Overcoming feelings of Shame | Shame avoided will stay quite the same…

Guilt is mixture of melancholic anxiety that steps from a remorse held for an action engaged in… shame is a deeper depression accompanied by a degree of restless self-hatred which arrives when we cannot accept and forgive our self – when we essentially feel uncomfortable with who we are as opposed to feeling unrest for an action we partook in.
Guilt is for actions
Shame is for identity… shame is felt for who we are… shame tricks us into believing that its’ uncomfortable feelings are permanent, justified or deserving, and unforgivable or unresolvable…
Shame convinces us to believe that “I am flawed and unforgivable for __________, I am an unacceptable person.”
The strange thing about shame is that it enslaves us without generally making its’ presence overtly known… most people crippled by the grasp of shame will not say that they feel shame nor would they easily be able to identify the source of their shame.
People engage is all sorts of relationally sabotaging behaviors because of their shame… they feel inadequate and undeserving of love and attention and therefor unconsciously engage in behaviors which ultimately manifest their fears and destroy their attachments to others…
But their fears were never true… no one is undeserving of love… shame convinces you that you are so unacceptable that you deserve to be imprisoned in your self-enabled misery.
Shame quiets your voice…
Shame keeps your limbs from moving in ways of defending your self-worth…
Shame riddles you with distracting anxieties that steal your attention from isolating the source of your discomfort…
Finding your shame and offering it acknowledgment steals a significant degree of your shame’s power.
Ask yourself,
“Why do I not defend my boundaries?”
“Why do I not allow myself to trust my intuition?”
“What is keeping me from attempting to achieve my potential?”
“Why am I able to protect everyone’s wellbeing except for my own?”
“Why do my actions suggest that I am undeserving of a voice?”
 
Within these existential contemplations you may find the source of your shame… allow the feeling to be understood by your body and by your emotional self.
Shame prefers to direct you unconsciously… once your shame is in your consciousness it will still attempt to control you, but it will have lost some of its’ deceptive strength.
By simply accepting and acknowledging shame you will do a great deal in freeing yourself from its’ symptoms of anxiety, disempowerment, hopelessness, and depression.
Shame is strangely related to pride… shame is related to the kind of hurtful pride which gives you such inflated goals that you find your imperfections impermissible…
If you should choose to have so much pride that you cannot accept that you are not perfect… you will have a difficult time ever overcoming your shame…
Part of your recovery… part of you forgiving yourself… … … is humility
To humbly and honestly say, “I can accept my imperfections… I am acceptable, lovable, and deserving of respect… it is the overly proud voice inside of me that suggests I should be perfect, which is the source of my shame.”
If you can be accepting of you faults you take away the footing of shame… you offer shame no means to latch onto you.
By trusting that you will do everything in your power to act with compassion towards yourself and others you can justifiably and rationally move forward without shame… every action is both good and bad… perfection is relative to perception… and as perception is inconsistent, perfection is not objective.
You cannot live without fault… you can live with acceptance and compassion.

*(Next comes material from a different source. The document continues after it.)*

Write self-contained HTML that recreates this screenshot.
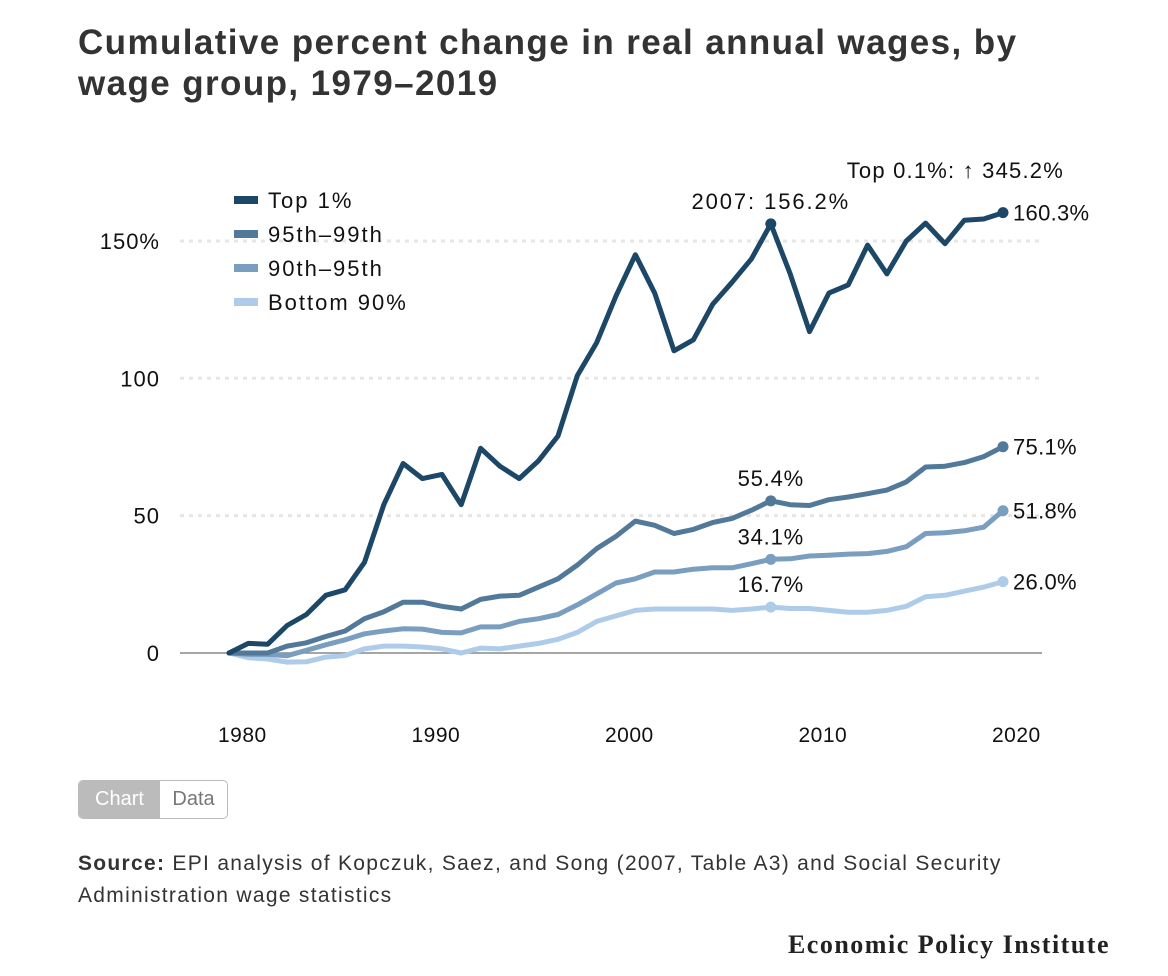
<!DOCTYPE html>
<html><head><meta charset="utf-8"><style>
body{margin:0;width:1168px;height:976px;background:#fff;font-family:"Liberation Sans",sans-serif;color:#222;position:relative;overflow:hidden}
.title{position:absolute;left:78px;top:22px;font-size:35px;font-weight:bold;color:#333;line-height:41px;letter-spacing:1.4px;white-space:nowrap}
.toggle{position:absolute;left:78px;top:780px;width:148px;height:37px;border:1.5px solid #bbb;border-radius:5px;overflow:hidden;display:flex;font-size:20px}
.toggle div{display:flex;align-items:center;justify-content:center}
.src{position:absolute;left:78px;top:848px;font-size:21px;line-height:32px;color:#333;letter-spacing:1.3px;white-space:nowrap}
.logo{position:absolute;right:58px;top:930px;font-family:"Liberation Serif",serif;font-weight:bold;font-size:26px;color:#222;letter-spacing:1.5px}
svg{position:absolute;left:0;top:0}
</style></head><body>
<div class="title">Cumulative percent change in real annual wages, by<br>wage group, 1979–2019</div>
<svg id="chart" width="1168" height="976"></svg>
<div class="toggle">
<div style="width:81px;background:#bbb;color:#fff">Chart</div>
<div style="flex:1;color:#777">Data</div>
</div>
<div class="src"><b>Source:</b> EPI analysis of Kopczuk, Saez, and Song (2007, Table A3) and Social Security<br>Administration wage statistics</div>
<div class="logo">Economic Policy Institute</div>
<script>
const years=[];for(let y=1979;y<=2019;y++)years.push(y);
const top1=[0,3.5,3.2,10,14,21,23,33,54,69,63.5,65,54,74.5,68,63.5,70,79,101,113,130,145,131,110,114,127,135,143.5,156.2,138,117,131,134,148.5,138,150,156.5,149,157.5,158,160.3];
const p95_99=[0,0,0,2.5,3.7,6,8,12.5,15,18.5,18.5,17,16,19.5,20.7,21,24,27,32,38,42.5,48,46.5,43.5,45,47.5,49,52,55.4,54,53.7,55.8,56.8,58,59.3,62.3,67.7,68,69.3,71.5,75.1];
const p90_95=[0,-0.5,-0.5,-1,1,3,4.8,7,8,8.8,8.7,7.5,7.3,9.5,9.5,11.5,12.5,14,17.5,21.5,25.5,27,29.5,29.5,30.5,31,31,32.5,34.1,34.3,35.3,35.6,36,36.2,37,38.7,43.5,43.8,44.5,45.8,51.8];
const bottom90=[0,-1.7,-2.2,-3.3,-3.2,-1.5,-0.9,1.5,2.5,2.5,2.2,1.5,0,1.8,1.5,2.5,3.5,5,7.5,11.5,13.5,15.5,16,16,16,16,15.5,16,16.7,16.2,16.2,15.5,14.8,14.8,15.5,17,20.5,21,22.5,24,26.0];
const yTicks=[0,50,100,150];
const yTickLabels=["0","50","100","150%"];
const xTicks=[1980,1990,2000,2010,2020];
const seriesNames=["Top 1%","95th–99th","90th–95th","Bottom 90%"];
const colors=["#1c4766","#52799a","#7a9ebf","#aecce9"];
const NS="http://www.w3.org/2000/svg";
const svg=document.getElementById('chart');
const X=y=>229+(y-1979)*19.35;
const Y=v=>653-v*2.747;
function mk(t,a,p){const e=document.createElementNS(NS,t);for(const k in a)e.setAttribute(k,a[k]);(p||svg).appendChild(e);return e;}
function txt(x,y,s,anchor,size,ls){const e=mk('text',{x:x,y:y,'text-anchor':anchor||'start','font-size':size||21,fill:'#111','font-family':'Liberation Sans, sans-serif','letter-spacing':ls||0});e.textContent=s;return e;}
yTicks.forEach((v,i)=>{
  if(v!==0){const g=mk('line',{x1:180,x2:1042,y1:Y(v),y2:Y(v),stroke:'#e6e6e6','stroke-width':3,'stroke-dasharray':'4 5'});
  
  }
  const t=txt(160,Y(v)+8,yTickLabels[i],'end',22,1);
  
  
});
const z=mk('line',{x1:180,x2:1042,y1:Y(0),y2:Y(0),stroke:'#888','stroke-width':1.5});


xTicks.forEach(yr=>{const t=txt(X(yr)-6,742,String(yr),'middle',21,0.5);
  
  });
const all=[top1,p95_99,p90_95,bottom90];
const slugs=['top-1','p95-99','p90-95','bottom-90'];
for(let s=3;s>=0;s--){
  const d=all[s].map((v,i)=>(i?'L':'M')+X(years[i]).toFixed(1)+','+Y(v).toFixed(1)).join('');
  const p=mk('path',{d:d,fill:'none',stroke:colors[s],'stroke-width':5,'stroke-linejoin':'round','stroke-linecap':'round'});
  
  
  [28,40].forEach(i=>{const c=mk('circle',{cx:X(years[i]),cy:Y(all[s][i]),r:5.5,fill:colors[s]});
    
    });
  const last=all[s][40];
  const l=txt(X(2019)+10,Y(last)+8,last.toFixed(1)+'%','start',22,0.3);
  
  
  const v7=all[s][28];
  const l2=txt(X(2007),Y(v7)-15,(s===0?'2007: ':'')+v7.toFixed(1)+'%','middle',22,s===0?1.9:0.8);
  
  
}
const tn=txt(1064,178,'Top 0.1%: ↑ 345.2%','end',22,1.2);


seriesNames.forEach((n,i)=>{
  const yy=200+i*34;
  const r=mk('rect',{x:234,y:yy-4,width:24,height:8,fill:colors[i]});
  
  
  const t=txt(268,yy+8,n,'start',22,2);
  
  
});
</script>
</body></html>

3 replies on “Overcoming feelings of Shame | Shame avoided will stay quite the same…”

  1. I recently was given the perspective that shame comes from society saying you have broken its norms (noncomformity), and guilt from breaking our own norms. This has initiated many helpful conversations with people.

    1. nice … i get it. the ego creates or maintains it’s stability through the way it is percieved by others… so that would make sense that one would feel shame as a result of non-comformity – though it would really be their ego feeling the shame, which opens the door for recovery through acceptance. nice comment – i enjoyed how you woke my mind up this mornin’.

  2. This is amazing….going deep into my soul, and I feel all these things. Thank you for sahring.